A cela se greffe un problème majeur dans le monde entier qui est la piraterie. Le jour où il arrivera au cinéma ce qui se passe en ce moment avec la musique ce sera catastrophique. Je crois que les gens, jeunes et moins jeunes comprennent mal les enjeux - non seulement que c'est punissable et susceptible d'amendes réelles, mais qu'en plus des salles vont fermer, des films ne seront plus distribués. L'industrie essaye d'y répondre mais tout en promouvant des machines, de plus en plus performantes, pour copier et graver des DVD. Ils poussent dans un sens tout en criant au loup de l'autre.
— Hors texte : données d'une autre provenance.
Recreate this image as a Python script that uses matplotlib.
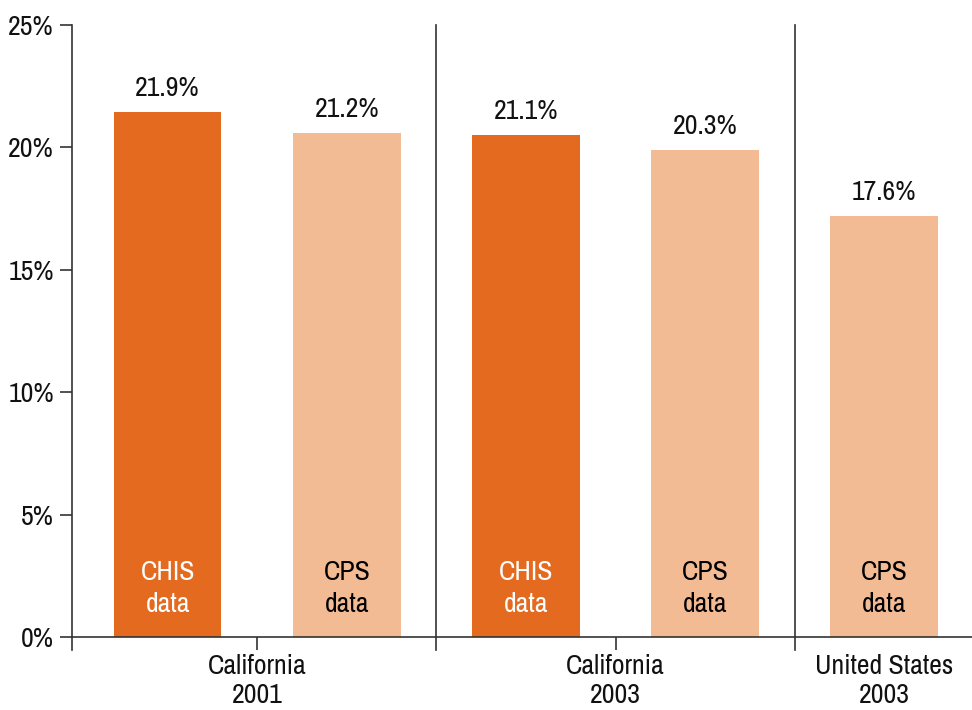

On ne sait pas très bien où cela va nous mener.



C. : Ne pensez-vous pas que les films belges ont peu de visibilité parce que le public - et les jeunes en particulier - n'en entendent parler que lors de leur sortie en salles ?
E.D. : Le fait de sortir un film belge n'est pas un argument convaincant pour les exploitants et les distributeurs parce qu'il n'existe pas de fierté nationale de la part du spectateur. Heureusement, le cinéma belge s'en sort bien sur le plan de la visibilité internationale et sur les nombreux prix qu'ils remportent dans les festivals. Vis-à-vis d'un public plus jeune on pourrait renouer avec les ciné-clubs qui ont aidé notre génération à découvrir le cinéma par la qualité d'une présentation ou la manière d'encadrer un film. Je pense qu'il y a une demande du public. Ce n'est pas nécessairement un réalisateur, mais aussi un journaliste ou un animateur cinéphile, qui peut aider à le décoder et à améliorer la compréhension à l'écriture d'un film et pas simplement : "J'aime" ou "je n'aime pas". Si je devais avoir une idée de salle idéale : il y faudrait trouver une formule de ciné-club des années 2000. Ce que je défends ce sont les auteurs, des gens qui, à travers leurs films, ont construit une œuvre. Evidemment ce qu'on entend autour de nous actuellement c'est : "on veut se distraire". Mais pour moi, le cinéma de qualité n'est pas synonyme d'ennui, la distraction peut être de qualité.